If it's not the object you're checking then you evict the object living there and put in the one you're checking, thus allowing the one you evicted to cause a false negative again.
The whole system works BECAUSE of intentional collisions. If there were no collisions it would just be a hashmap and you'd have unbounded data structure size.
I re-read the article and I stand corrected. I had misread it as being just a store of the hash, but this stores the entire original object at the location identified by the hash of the object. And it needs to, because if even one byte is different out of a gigabyte of input data it must return false. That's horribly inefficient.
With a bloom filter, you can take gigabyte-sized video files and determine if they have never been seen by the bloom filter. And the size of the bloom filter is fixed; choose the size based on expected inputs, desired accuracy, and so on and it doesn't grow based on the size of the objects being processed. With this implementation, it stores not only the hash of the video but the entire byte array of the video at the hash location in order to not have a false positive.

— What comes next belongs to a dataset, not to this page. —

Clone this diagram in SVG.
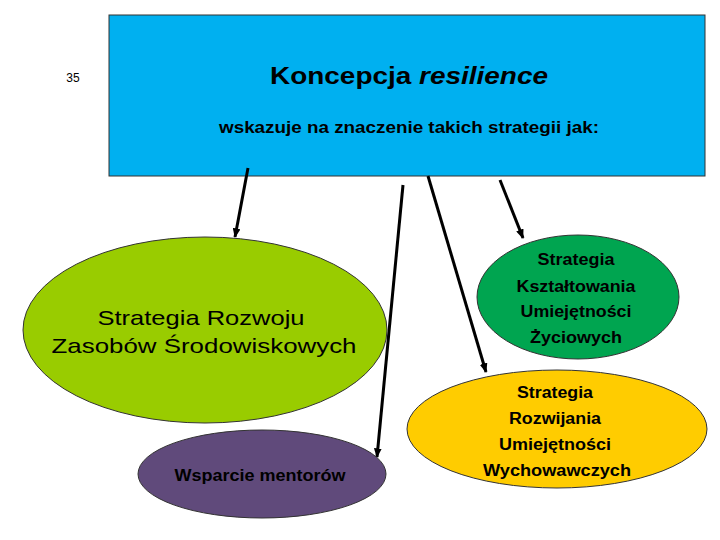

So it's possible to have an opposite-of-a-bloom-filter with only 8 buckets, but it consumes terabytes of storage space because you're processing really massive files.
I'm pretty sure the structure was designed around relatively small objects. If you need to store large objects, then you can modify this structure to store the full un-masked hash instead of the object. Assuming no hash collisions (even with MD5 this should be a safe assumption if you're working with non-malicious data) the structure should behave identically.
Though this is because they're storing an ID to check against and not anything inherent in the hashing or data structure which makes it not only the opposite of a bloom filter but rather different in spirit too.